DESCRIPTIONS OF THE REFERENCE NUMERALS AND SYMBOLS

• • 100 EAR CANAL PORTION
  • 101 MICROPHONE
  • 102 SIGNAL PROCESSING UNIT
  • 103 RECEIVER
  • 110 BEHIND-THE-EAR PORTION
  • 101F (FRONT) MICROPHONE
  • 101R (REAR) MICROPHONE
  • 201 INVERTED SPINAL HOOK
  • 202 EAR CHIP
  • 210 PINNA
  • 220 EAR CANAL
  • 501 A/D CONVERSION SECTION
  • 503 HOWLING DETECTION SECTION
  • 504 FREQUENCY ANALYSIS SECTION
  • 506 HOWLING SUPPRESSION SECTION
  • 507 FREQUENCY SYNTHESIS SECTION
  • 509 D/A CONVERSION SECTION
  • 601 NONLINEAR COMPRESSION SECTION
  • 605 DIRECTIVITY SYNTHESIS SECTION
  • 701 AMPLIFIER
  • 800 EAR FITTING
  • 801 MICROPHONE
  • 802 SIGNAL PROCESSING UNIT
  • 803 RECEIVER
  • 810 BEHIND-THE-EAR PORTION
  • 901 HELIX
  • 902 TRAGUS
  • 903 EARLOBE
  • 904 CONCHA

Claims

1. A behind-the-ear hearing aid used while worn on an ear of a human body, comprising:

a microphone collecting an ambient sound and generating an input signal;

a main unit to be worn at the ear, which includes at least a signal processing unit generating an output signal based on the input signal; and

a receiver reproducing an output sound based on the output signal, wherein

the microphone and the receiver are provided as separate members,

the microphone is configured to be disposed in an entrance of an ear canal and a concha when the main unit is worn at the ear, and

said receiver is configured to be disposed within the ear canal when the main unit is worn at the ear.

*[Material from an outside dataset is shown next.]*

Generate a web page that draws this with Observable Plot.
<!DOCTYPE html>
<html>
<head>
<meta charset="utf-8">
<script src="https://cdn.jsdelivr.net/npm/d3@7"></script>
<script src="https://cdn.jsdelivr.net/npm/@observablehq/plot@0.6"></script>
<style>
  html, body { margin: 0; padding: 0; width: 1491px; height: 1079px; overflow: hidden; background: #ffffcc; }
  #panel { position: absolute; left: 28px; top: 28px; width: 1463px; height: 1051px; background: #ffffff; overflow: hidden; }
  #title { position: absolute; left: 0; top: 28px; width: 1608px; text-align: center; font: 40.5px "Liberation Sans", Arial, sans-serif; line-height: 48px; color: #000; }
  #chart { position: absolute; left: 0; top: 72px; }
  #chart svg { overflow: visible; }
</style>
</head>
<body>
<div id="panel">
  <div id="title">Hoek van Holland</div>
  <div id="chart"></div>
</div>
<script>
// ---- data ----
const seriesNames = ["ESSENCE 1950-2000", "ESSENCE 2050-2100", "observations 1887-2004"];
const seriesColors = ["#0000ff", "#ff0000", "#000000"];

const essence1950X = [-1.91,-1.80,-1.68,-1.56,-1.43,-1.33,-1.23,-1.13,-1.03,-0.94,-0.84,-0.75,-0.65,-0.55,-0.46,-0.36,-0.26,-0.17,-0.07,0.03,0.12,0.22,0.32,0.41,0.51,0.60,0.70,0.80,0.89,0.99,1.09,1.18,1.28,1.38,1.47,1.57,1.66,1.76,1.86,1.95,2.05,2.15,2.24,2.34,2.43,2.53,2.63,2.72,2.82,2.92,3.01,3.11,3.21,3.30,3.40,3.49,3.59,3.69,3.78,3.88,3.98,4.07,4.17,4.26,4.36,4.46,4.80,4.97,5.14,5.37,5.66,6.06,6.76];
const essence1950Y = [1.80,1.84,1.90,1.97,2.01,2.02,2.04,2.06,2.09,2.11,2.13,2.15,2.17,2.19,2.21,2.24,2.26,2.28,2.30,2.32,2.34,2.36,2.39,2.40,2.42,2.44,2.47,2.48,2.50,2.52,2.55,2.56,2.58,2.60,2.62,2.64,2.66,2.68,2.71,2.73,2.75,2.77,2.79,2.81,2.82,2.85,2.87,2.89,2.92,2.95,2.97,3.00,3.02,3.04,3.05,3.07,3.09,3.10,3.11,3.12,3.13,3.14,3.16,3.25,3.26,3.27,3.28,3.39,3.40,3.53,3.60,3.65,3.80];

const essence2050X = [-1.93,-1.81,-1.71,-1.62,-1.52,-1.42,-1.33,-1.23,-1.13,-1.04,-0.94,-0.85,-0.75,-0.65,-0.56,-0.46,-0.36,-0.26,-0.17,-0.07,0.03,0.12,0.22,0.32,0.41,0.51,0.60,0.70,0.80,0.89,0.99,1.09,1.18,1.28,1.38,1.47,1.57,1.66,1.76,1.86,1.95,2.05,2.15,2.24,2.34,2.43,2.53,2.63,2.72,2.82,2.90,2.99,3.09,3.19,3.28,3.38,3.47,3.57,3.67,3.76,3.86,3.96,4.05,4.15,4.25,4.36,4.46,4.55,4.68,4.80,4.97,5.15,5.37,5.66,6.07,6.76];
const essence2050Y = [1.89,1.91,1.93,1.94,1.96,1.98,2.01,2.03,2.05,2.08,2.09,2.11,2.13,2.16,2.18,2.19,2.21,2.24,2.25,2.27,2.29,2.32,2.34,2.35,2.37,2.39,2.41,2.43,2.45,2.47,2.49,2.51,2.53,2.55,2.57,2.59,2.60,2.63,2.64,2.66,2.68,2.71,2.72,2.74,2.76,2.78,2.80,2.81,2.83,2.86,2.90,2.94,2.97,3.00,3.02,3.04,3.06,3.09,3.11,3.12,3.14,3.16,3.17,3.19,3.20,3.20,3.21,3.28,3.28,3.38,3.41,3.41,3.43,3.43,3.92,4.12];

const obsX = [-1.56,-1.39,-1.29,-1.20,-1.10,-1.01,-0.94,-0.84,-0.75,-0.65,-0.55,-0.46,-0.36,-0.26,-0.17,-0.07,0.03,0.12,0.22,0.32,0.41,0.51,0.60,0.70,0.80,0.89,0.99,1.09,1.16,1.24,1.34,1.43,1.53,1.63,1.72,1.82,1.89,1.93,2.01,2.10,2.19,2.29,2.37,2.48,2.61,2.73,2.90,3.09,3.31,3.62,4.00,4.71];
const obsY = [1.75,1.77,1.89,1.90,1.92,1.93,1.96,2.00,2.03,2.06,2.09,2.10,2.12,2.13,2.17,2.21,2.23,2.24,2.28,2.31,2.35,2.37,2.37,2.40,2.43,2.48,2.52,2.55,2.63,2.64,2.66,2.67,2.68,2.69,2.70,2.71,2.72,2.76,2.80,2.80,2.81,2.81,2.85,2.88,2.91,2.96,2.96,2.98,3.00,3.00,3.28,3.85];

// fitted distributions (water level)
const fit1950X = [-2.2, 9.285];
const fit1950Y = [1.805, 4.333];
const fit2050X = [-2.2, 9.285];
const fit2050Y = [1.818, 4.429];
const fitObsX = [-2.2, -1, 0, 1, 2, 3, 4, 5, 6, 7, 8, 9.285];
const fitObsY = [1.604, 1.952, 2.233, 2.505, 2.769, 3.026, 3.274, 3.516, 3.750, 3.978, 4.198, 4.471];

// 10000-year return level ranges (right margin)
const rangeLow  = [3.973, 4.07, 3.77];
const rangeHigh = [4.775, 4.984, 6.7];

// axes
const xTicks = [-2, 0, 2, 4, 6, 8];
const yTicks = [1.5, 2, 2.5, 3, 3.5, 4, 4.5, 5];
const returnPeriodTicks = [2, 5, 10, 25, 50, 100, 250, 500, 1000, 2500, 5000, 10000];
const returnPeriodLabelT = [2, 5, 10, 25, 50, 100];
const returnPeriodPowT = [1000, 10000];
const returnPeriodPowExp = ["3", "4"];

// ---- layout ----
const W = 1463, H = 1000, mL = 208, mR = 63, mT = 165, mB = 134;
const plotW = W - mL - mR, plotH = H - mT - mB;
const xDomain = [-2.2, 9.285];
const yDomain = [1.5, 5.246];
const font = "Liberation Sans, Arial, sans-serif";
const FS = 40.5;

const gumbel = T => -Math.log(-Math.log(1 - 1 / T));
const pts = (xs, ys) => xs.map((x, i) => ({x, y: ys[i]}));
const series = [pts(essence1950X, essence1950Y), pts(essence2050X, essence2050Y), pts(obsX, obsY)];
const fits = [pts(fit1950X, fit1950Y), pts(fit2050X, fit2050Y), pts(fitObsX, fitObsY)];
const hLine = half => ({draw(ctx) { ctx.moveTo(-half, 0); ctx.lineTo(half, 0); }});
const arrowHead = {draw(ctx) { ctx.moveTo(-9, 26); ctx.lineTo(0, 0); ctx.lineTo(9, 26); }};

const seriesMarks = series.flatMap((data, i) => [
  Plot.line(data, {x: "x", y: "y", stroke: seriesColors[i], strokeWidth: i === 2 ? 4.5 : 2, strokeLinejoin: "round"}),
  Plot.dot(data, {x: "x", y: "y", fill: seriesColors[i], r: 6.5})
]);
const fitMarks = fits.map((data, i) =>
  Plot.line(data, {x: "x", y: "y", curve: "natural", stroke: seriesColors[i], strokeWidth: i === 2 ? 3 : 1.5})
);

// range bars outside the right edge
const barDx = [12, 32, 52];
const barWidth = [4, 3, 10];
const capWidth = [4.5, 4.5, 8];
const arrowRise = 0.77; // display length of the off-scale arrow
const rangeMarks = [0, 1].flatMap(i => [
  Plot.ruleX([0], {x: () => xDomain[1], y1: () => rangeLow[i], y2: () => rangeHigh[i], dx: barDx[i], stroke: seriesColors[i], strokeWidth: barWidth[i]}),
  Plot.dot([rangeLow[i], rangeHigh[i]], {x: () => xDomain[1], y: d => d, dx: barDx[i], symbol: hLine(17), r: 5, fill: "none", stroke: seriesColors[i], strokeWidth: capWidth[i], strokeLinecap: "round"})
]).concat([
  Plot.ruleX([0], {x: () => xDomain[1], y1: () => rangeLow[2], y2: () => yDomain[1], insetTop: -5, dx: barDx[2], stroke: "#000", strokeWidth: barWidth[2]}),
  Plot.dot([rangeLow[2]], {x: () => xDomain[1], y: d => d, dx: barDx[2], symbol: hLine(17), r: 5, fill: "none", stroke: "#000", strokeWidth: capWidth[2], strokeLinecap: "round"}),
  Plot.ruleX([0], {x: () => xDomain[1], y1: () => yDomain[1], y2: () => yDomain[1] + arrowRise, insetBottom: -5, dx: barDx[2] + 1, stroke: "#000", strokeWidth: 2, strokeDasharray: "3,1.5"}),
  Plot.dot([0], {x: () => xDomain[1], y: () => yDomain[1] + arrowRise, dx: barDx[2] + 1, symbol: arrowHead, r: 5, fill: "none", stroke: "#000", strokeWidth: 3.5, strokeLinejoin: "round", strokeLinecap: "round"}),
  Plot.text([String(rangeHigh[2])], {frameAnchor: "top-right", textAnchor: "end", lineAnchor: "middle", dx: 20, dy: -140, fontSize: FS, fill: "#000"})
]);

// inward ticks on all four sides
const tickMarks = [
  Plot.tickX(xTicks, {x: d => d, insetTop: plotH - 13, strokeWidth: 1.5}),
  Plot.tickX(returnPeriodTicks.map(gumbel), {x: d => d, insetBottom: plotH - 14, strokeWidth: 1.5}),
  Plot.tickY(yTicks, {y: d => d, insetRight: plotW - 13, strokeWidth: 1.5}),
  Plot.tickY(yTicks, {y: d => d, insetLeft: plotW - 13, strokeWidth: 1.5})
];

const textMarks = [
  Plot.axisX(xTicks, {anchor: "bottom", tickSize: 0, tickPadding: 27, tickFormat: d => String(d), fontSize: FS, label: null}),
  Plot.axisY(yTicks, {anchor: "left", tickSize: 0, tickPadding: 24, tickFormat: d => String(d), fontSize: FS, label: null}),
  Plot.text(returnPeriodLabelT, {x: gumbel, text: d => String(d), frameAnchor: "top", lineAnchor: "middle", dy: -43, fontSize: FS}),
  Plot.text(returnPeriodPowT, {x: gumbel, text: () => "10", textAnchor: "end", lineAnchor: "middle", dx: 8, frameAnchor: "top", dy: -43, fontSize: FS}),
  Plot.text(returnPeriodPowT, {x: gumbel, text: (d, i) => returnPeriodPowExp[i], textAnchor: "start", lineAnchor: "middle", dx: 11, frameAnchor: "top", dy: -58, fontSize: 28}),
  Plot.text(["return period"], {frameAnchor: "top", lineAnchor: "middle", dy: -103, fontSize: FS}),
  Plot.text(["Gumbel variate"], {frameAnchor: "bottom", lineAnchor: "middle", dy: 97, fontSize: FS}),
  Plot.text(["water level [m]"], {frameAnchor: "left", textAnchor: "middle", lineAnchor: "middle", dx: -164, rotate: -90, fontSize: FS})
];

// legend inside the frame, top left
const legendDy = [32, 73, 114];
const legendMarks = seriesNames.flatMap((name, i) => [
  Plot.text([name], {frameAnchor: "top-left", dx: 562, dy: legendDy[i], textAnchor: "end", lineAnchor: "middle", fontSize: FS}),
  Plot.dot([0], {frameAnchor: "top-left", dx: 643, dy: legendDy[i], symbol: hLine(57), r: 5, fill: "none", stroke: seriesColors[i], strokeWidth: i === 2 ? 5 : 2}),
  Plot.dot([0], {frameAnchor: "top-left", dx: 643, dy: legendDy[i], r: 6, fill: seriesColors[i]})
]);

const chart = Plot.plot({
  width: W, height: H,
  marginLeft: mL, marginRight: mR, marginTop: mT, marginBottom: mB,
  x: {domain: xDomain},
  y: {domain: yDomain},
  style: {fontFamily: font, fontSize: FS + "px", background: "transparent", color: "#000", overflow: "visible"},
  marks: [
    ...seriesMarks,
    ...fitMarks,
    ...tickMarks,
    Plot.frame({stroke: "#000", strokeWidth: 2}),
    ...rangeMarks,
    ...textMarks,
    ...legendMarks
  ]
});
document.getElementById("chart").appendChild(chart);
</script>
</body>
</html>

2. The behind-the-ear hearing aid according to claim 1, further comprising soundproof material interposed between the microphone and the receiver when the main unit is worn at the ear.

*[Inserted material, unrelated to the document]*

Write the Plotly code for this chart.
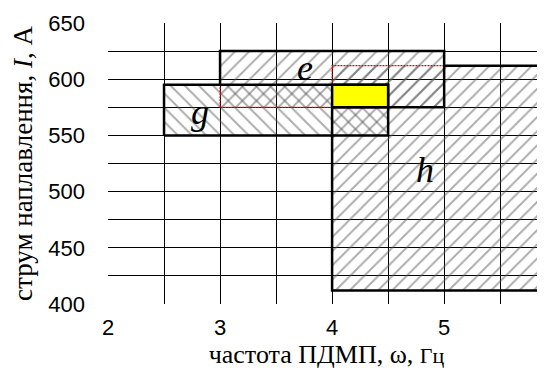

3. The behind-the-ear hearing aid according to claim 1, further comprising a supporting member configured to hold the microphone in the entrance of the ear canal and the concha and prevent the microphone from contacting the entrance of the ear canal.

4. A behind-the-ear hearing aid used while worn on an ear of a human body, comprising:

a microphone collecting an ambient sound and generating an input signal;

a main unit to be worn at the ear, which includes at least a signal processing unit generating an output signal based on the input signal;

a receiver reproducing an output sound based on the output signal; and

wherein the microphone and the receiver are provided as separate members, the receiver being configured to be disposed within the ear canal when the main unit is worn at the ear, the microphone being configured to be disposed at an entrance of an ear canal so that the receiver is disposed further in the ear canal than the microphone.

5. The behind-the-ear hearing aid according to claim 4, further comprising a projection connected to the microphone, the projection configured to be disposed in a dent located at the entrance of the ear canal so that the microphone can be disposed at the entrance of the ear canal when the main unit is worn at the ear.

6. The behind-the-ear hearing aid according to claim 1, further comprising a projection connected to the microphone, the projection configured to be disposed in a dent located at the entrance of the ear canal so that the microphone can be disposed in the entrance of the ear canal when the main unit is worn at the ear.